How will the GDPR Affect the Use of Alternative Data?
Investment firms relying on alternative data to drive their trading strategies will certainly be impacted by the GDPR in relation to how the funds actually obtain and use alternative data (if that data contains what is considered the personal data of individuals located in the EU).
Data sets that potentially contain the personal data of individuals in the EU includes things like: credit card data, social media data, app usage data, geolocation data, etc. If a fund purchases this type of data, there is a chance that the fund may come into possession of personally identifiable information (PII). Given the broad nature of GDPR’s definition of PII, the fund’s focus should not only be on receiving actual PII on an individual but also whether it is possible to back into or reverse engineer the data or combine it with other data sets to potentially identify an individual.
Tip: Fund managers buying data from an alternative data vendor will push for additional representations from the vendor around GDPR. These representations will include assurances from the vendor that it is not collecting or receiving anything that constitutes personal data under the GDPR. Or, if the vendor is receiving personal data, that the vendor is GDPR-compliant and has proper legal/compliance oversight in place. Vendors must be ready with all documentation for this.
In addition to data sets purchased from a third party, it is possible for a fund’s internal webscraping activities to be scrutinized under the GDPR. For example, if a fund is scraping data off of a social media platform, it may come into contact with EU-resident personal information. Funds should avoid collecting specific usernames, first name/last name, locations, etc. of users on such platforms. But, if this data is collected, fund managers need to alter the way they store the personal data protected by the GDPR.
What about anonymized/de-identified data? Even with all the constraints that the GDPR imposes, the use of anonymized or de-identified data is a way to bypass the GDPR requirements. At the end of the day, PII does not actually add any value to the data. The specifics around who made a purchase for X dollars does not influence the data analysis or enrich it in any way. Additionally, receiving this data (GDPR aside), is a large legal and compliance risk altogether.

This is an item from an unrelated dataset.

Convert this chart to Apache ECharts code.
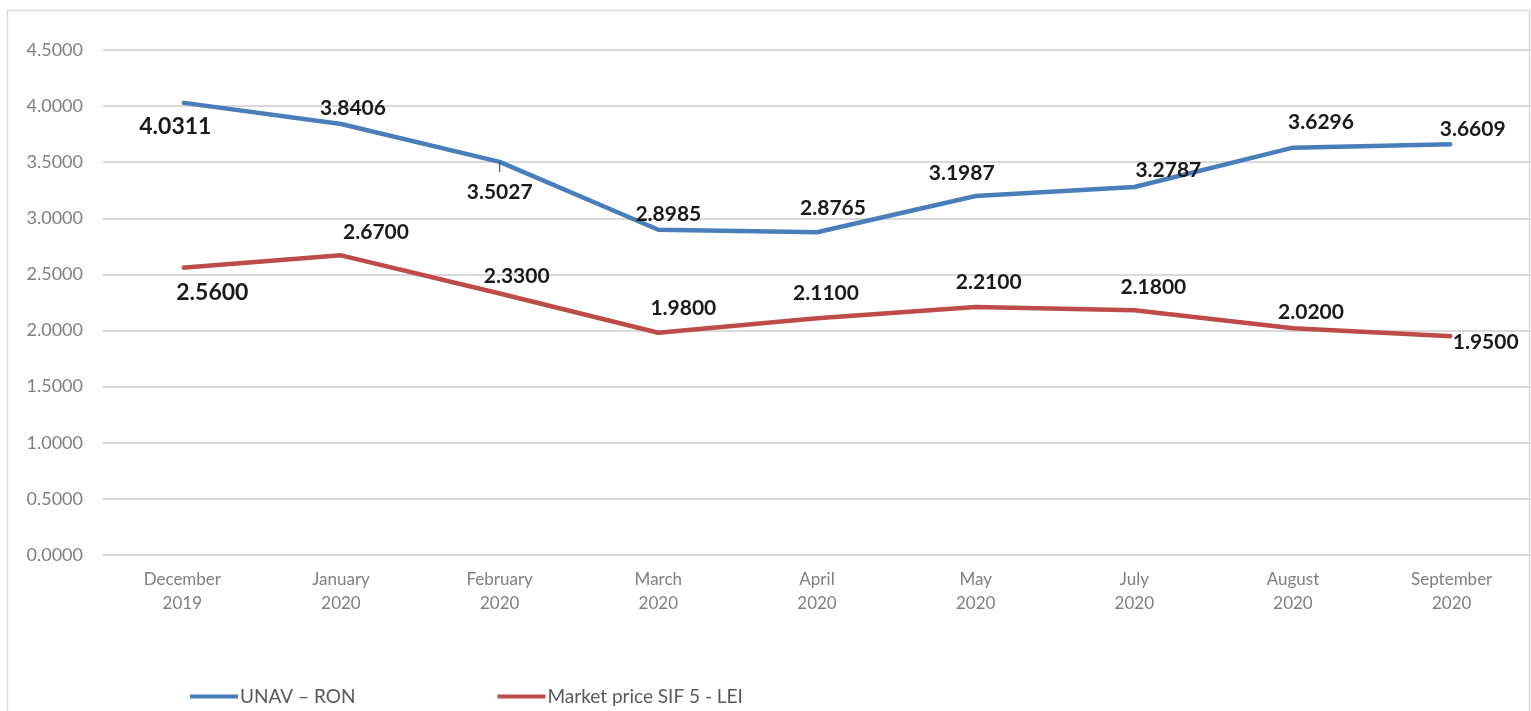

Tip: Although data may be purchased as anonymized and/or agreements contain provisions such as “we do not want any personal information”, data cleansing is unfortunately, not perfect. There are endless instances where stray email addresses, residential addresses, first/last names, credit card numbers, make their way into a deliverable. The way to solve this on the fund end is to have a separate environment where an additional data cleansing occurs prior to the data being delivered to an investment team. On the vendor end, there needs to be a written process set forth in the agreement that governs what the vendor will do if any PII inadvertently shows up in a data set.
How can Funds Ensure GDPR Compliance?
When buying data, funds need to obtain robust representations and warranties from data vendors and in the service agreement, inform the vendor that the fund does not want to receive personal data, including data that can be used to back into the identity of an EU individual. Prior to receiving any data from a vendor, the fund needs to conduct thorough diligence of their own. This includes reviewing sample data, data dictionary, dummy sets of the data – all to determine whether it is possible to receive PII or somehow back into identifying information on an EU individual using other available data fields. If it does, then the GDPR could be implicated. This also includes asking GDPR targeted questions on methodology, privacy policies, internal vendor compliance frameworks, whether external counsel has reviewed the vendor’s approach to GDPR, insurance coverage/indemnity in the event of a data breach, etc.